2.The right focus diagram

Draw a triangle and an arrow point to it before the question 'Are we focusing on the right things'?. Quite often, the biggest obstacle against finding a solution or reaching desired objectives is a wrong focus on the wrong things. Is this really the starting point that we should be taking into consideration?

3. The all requirements diagram

Are we meeting really all the requirements? One horizontal and one vertical line through it and a couple of requirements and checkmarks can be the open door for reflexion about all those eventual missing points that are stopping our idea or product from greatness.

4. The milestones diagram

How does the project plan work? Are we following the right path to get to the required point? What are the steps towards it? Visually speaking, all these questions can be quickly spoken by drawing a line from 'now' till 'next week' or whatever deadline you want to set up with enough dashes as to represent all the different milestones that the team needs to cover.

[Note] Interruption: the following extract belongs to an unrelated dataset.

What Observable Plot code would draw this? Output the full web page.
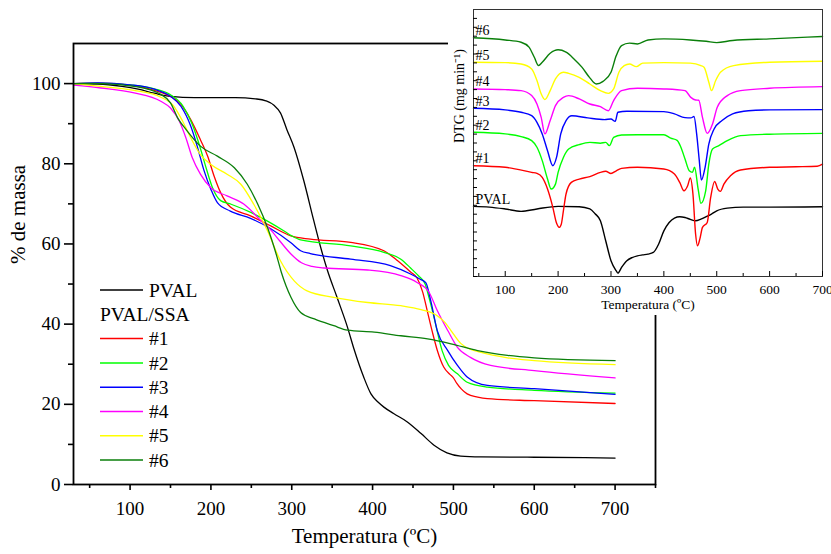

5. The all pieces diagram 

How to better prioritize? How to identify the difference between what it is urgent and important? What is needed and what really will make the difference. A pizza diagram with a question mark inside will inspire the team to better visualize the small, medium and big 'slides' of the project and its importance with regards to the whole thing.

6. The consumer profile diagram

Draw a few stick figures that could lead the team to speak about the customers. Circle one of them and give it a name. 'This customer is Ben. He is in his 40, works in banking, has just bought a house through a 25 years loan and has 2 kids un pre-primary. What does Ben want? What does he care about?
7. The dots connection diagram

Sometimes results do not make sense at all. Or they clearly differ from those ones we were envisioning. Many times we simply forgot to connect an important but hidden 'dot' to the whole process. Drawing a bunch of circles connected to the main tags or words representing our main product axes will help the team to find the missing one and to replicate the process and the envisioned results taking all the different points into consideration.

8. The middle ground diagram

If your team is having problems to be on the same page, draw a line with two arrows on either ends, representing the different opinions and visions of the thing. Forced to work on the middle ground. To find this middle ground that brings them back together.

9. The out of the box diagram

A box with an arrow pointing outside the box is the best time to remind your team about the need for a crazy moment of crazy ideas. For all those ones that sound too ambitious, too unrealistic, too costly, too futuristic, too 'not for us'!

10. The clarifying diagram

Three columns labeled A, B and C can be absolutely useful to help the team separating the discussion into different streams of thoughts. This can be very useful when the same issue is facing different sub-issues that need to be addressed.

11. The ideas diagram

Unleash peoples' visual creativity by drawing the word 'ideas' inside a huge creative cloud. Time to speak them out and draw them around this cloud!

12. The step by step diagram

One, two, three with arrows between them will make the starting point for identifying and reorganizing the different steps to be taken for getting to a final desired point!

13. The cornerstones diagram

Every great strategy needs to have three strong cornerstones. Or four. Or five... So depends on the ultimate aim of your strategy, draw a triangle, square or pentagon with questions marks in each one of the angles. What are our strategical cornerstones?